# 1970 ford 4000 3 cylinder diesel power steering problem



## danalex123 (Apr 15, 2017)

Steering got hard, lost fluid, and I found a leak from the seal where the pitman arm attaches to the steering sector. (Will get and post pics tomorrow if wanted, dark now). Both sides were leaking so I replaced the seals and felt washers on both sides. Refilled the power steering, which was empty, cranked it up, and turned the wheel while filling till it was full. No more sector leak. But it started leaking pretty hard from what appears to be a vent on the steering mechanism body. Loose cap that will not tighten or loosen more on the front side of the steering gearbox. It was getting dark so I came in here. Will install led lighting tomorrow, new shop. Does this mean the lower seal is bad? No fluid from the top of the steering wheel. How bad a job is replacing the bottom seal? I just had to do my son's front wheel bearings on his 2003 explorer, we had replaced the brakes and the wheel bearing went out. That is my level of competence, I never worked on a tractor before.


----------



## Ultradog (Feb 27, 2005)

danalex123 said:


> Steering got hard, lost fluid, and I found a leak from the seal where the pitman arm attaches to the steering sector. (Will get and post pics tomorrow if wanted, dark now). Both sides were leaking so I replaced the seals and felt washers on both sides. Refilled the power steering, which was empty, cranked it up, and turned the wheel while filling till it was full. No more sector leak. But it started leaking pretty hard from what appears to be a vent on the steering mechanism body. Loose cap that will not tighten or loosen more on the front side of the steering gearbox. It was getting dark so I came in here. Will install led lighting tomorrow, new shop. Does this mean the lower seal is bad? No fluid from the top of the steering wheel. How bad a job is replacing the bottom seal? I just had to do my son's front wheel bearings on his 2003 explorer, we had replaced the brakes and the wheel bearing went out. That is my level of competence, I never worked on a tractor before.

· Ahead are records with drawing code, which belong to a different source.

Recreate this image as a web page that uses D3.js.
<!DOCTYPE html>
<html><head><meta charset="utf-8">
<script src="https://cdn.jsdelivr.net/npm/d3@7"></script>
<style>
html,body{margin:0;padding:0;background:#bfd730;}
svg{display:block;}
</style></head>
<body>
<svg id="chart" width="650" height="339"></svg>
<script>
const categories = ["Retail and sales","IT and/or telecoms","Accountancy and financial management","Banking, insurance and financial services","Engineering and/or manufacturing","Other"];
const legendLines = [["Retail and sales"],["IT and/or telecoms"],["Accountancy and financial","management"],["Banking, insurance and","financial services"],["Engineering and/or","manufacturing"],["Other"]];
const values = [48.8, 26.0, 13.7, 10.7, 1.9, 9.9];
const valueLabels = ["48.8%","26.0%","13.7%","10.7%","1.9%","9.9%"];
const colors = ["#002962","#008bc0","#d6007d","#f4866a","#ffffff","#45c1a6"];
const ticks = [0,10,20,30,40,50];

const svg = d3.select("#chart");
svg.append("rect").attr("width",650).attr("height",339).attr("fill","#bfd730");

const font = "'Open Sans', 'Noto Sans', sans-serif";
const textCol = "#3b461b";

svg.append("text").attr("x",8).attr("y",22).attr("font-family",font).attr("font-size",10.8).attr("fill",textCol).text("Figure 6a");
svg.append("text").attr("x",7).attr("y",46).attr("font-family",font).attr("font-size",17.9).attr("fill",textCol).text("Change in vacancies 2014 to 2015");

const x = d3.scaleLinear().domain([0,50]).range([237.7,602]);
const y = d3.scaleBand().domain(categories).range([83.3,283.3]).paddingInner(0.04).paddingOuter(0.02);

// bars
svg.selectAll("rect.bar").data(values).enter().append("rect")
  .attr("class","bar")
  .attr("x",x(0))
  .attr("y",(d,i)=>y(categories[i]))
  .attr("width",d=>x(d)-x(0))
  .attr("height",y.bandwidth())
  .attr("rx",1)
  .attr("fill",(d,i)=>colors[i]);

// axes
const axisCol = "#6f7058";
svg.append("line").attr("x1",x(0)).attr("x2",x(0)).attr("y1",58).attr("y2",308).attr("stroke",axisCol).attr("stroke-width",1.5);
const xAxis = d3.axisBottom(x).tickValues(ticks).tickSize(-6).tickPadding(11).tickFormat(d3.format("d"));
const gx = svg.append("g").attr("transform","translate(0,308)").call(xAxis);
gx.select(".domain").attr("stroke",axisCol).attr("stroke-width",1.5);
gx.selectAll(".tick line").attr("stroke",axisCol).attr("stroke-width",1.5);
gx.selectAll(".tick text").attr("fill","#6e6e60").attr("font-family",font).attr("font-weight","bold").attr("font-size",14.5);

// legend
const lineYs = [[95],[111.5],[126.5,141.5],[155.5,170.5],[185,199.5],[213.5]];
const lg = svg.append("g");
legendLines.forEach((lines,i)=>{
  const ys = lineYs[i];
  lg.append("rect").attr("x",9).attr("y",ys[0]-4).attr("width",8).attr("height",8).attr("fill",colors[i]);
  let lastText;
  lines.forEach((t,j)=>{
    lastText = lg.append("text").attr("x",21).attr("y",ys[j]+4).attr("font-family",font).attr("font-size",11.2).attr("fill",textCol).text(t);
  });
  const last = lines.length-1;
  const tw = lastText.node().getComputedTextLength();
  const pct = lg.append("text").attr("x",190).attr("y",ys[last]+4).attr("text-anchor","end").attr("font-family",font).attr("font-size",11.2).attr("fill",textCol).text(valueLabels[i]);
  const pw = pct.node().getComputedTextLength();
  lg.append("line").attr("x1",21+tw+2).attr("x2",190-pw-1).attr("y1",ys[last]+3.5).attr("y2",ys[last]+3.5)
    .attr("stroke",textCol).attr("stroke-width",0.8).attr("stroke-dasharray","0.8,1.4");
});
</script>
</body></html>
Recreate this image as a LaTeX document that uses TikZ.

If you have steering arms on both sides of the tractor you must have a 4000 SU.
Always mention that if you ask about the front axle and/or steering on that tractor.
That said, the problem is your liwer seal - #14 in the photo.
Replacing it is more complicated than a wheel bearing but is not rocket science either.
You have to pull the center hoods and fuel tank cowel to get to the steering column.
While you are in there replace the upper seal #35 and two Orings #33.
You MUST have a manual and follow the procedure to reassemble the upper part of the column. I recommend the I&T FO-31 manual ~$30 from most places.









Order parts for a 3000. The steering boxes are identical and less confusing to a parts man who may not know your tractor is a 4000 chassis with 3000 steering and front axle.


----------